Die Tochter des verstorbenen Vaters hatte in einem notariellen Erbauseinandersetzungsvertrag für dessen Nachlass erklärt, dass sie gegen Zahlung eines Betrags von 100.000 DM ihren Erbanteil an den Bruder abtrete und sie „unter Lebenden und von Todes wegen ein für alle Male abgefunden sei.“ Nach dem Tod der ebenfalls am Erbauseinandersetzungsvertrag beteiligten Mutter kam es zum Streit darüber, ob mit dieser Abfindungserklärung auch ein zukünftiger Erbverzicht gegenüber der damals noch lebenden Mutter im Sinne von § 2346 BGB vereinbart worden sei.
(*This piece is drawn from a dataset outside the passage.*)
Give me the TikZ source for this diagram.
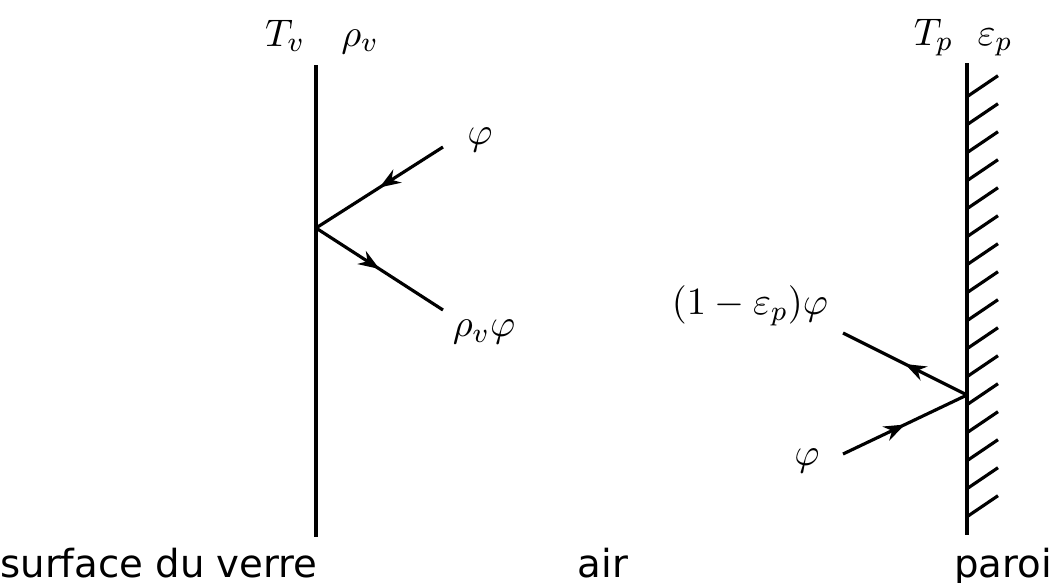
\documentclass[tikz,border=0pt]{standalone}
\usepackage{amsmath,amssymb}
\usepackage{fontspec}
\usepackage{tikz}
\usetikzlibrary{arrows.meta,calc,decorations.markings}
\newfontfamily\labelfont{DejaVu Sans}

\begin{document}
\begin{tikzpicture}[
    every node/.style={font=\fontsize{10.8}{13}\selectfont},
    wall/.style={line width=0.9pt},
    ray/.style={line width=0.9pt,
      postaction={decorate},
      decoration={markings,
        mark=at position 0.5 with {\arrow{Stealth[length=6pt,width=4.4pt]}}}},
    medium/.style={font=\labelfont\fontsize{11}{13}\selectfont,anchor=base}
  ]
  \useasboundingbox (0,0) rectangle (10.56,5.82);

  % Glass surface
  \coordinate (Vtop) at (3.16,5.17);
  \coordinate (Vbot) at (3.16,0.45);
  \draw[wall] (Vtop) -- (Vbot);
  \node[anchor=base] (Tv) at (2.85,5.36) {$T_v$};
  \node[anchor=base] (rhov) at (3.60,5.36) {$\rho_v$};

  % Reflection on the glass
  \coordinate (Rv) at (3.16,3.54);
  \coordinate (Vin) at (4.43,4.35);
  \coordinate (Vout) at (4.43,2.72);
  \draw[ray] (Vin) -- (Rv);
  \draw[ray] (Rv) -- (Vout);
  \node (phiv) at (4.80,4.42) {$\varphi$};
  \node (rphiv) at (4.84,2.50) {$\rho_v\varphi$};

  % Wall
  \coordinate (Ptop) at (9.67,5.19);
  \coordinate (Pbot) at (9.67,0.47);
  \draw[wall] (Ptop) -- (Pbot);
  \foreach \k in {0,...,15}
    \draw[wall] (9.67,4.853-0.28*\k) -- ++(0.31,0.21);
  \node[anchor=base] (Tp) at (9.335,5.37) {$T_p$};
  \node[anchor=base] (epsp) at (9.95,5.37) {$\varepsilon_p$};

  % Reflection on the wall
  \coordinate (Rp) at (9.67,1.87);
  \coordinate (Pin) at (8.43,1.28);
  \coordinate (Pout) at (8.43,2.49);
  \draw[ray] (Pin) -- (Rp);
  \draw[ray] (Rp) -- (Pout);
  \node (rphip) at (7.50,2.76) {$(1-\varepsilon_p)\varphi$};
  \node (phip) at (8.07,1.21) {$\varphi$};

  % Media
  \node[medium] (verre) at (1.59,0.05) {surface du verre};
  \node[medium] (air) at (6.03,0.05) {air};
  \node[medium] (paroi) at (10.03,0.05) {paroi};
\end{tikzpicture}
\end{document}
Das Oberlandesgericht Hamm hat entschieden, dass es nicht auf die Wortwahl in der notariellen Vereinbarung und die fehlende Erwähnung eines Erbverzichts ankomme, sondern auf den Willen der Vertragsschließenden, der aus dem Inhalt des Vertrags ermittelt werden müsse. Deshalb sei gerade die laienhafte Formulierungsweise ein Hinweis darauf, dass die Tochter auch hinsichtlich des Nachlasses der seinerzeit noch lebenden Mutter einen Verzicht erklären wollte.

Wer einen Notarvertrag unterschreibt, kann sich nicht darauf berufen, dass nur das geregelt wird, was bei erster Betrachtung Gegenstand der Vereinbarungen („Erbauseinandersetzung“) ist. Vielmehr kann es Details in Nebenabreden („Erbverzicht“) geben, die eine eigene weitreichende Bedeutung haben. Im Notartermin selbst hat man mitunter auch nicht die Zeit, Details zu besprechen, die zwar nebensächlich, aber von großer Bedeutung in der Zukunft sind.

Immer wieder kann deshalb eine anwaltliche Beratung vor dem Aufsuchen eines Notars oder auch die Überprüfung eines vorhandenen Notarentwurfs durch einen Anwalt vor unerwünschten Risiken und Nebenwirkungen einer erbrechtlichen Vereinbarung bewahren.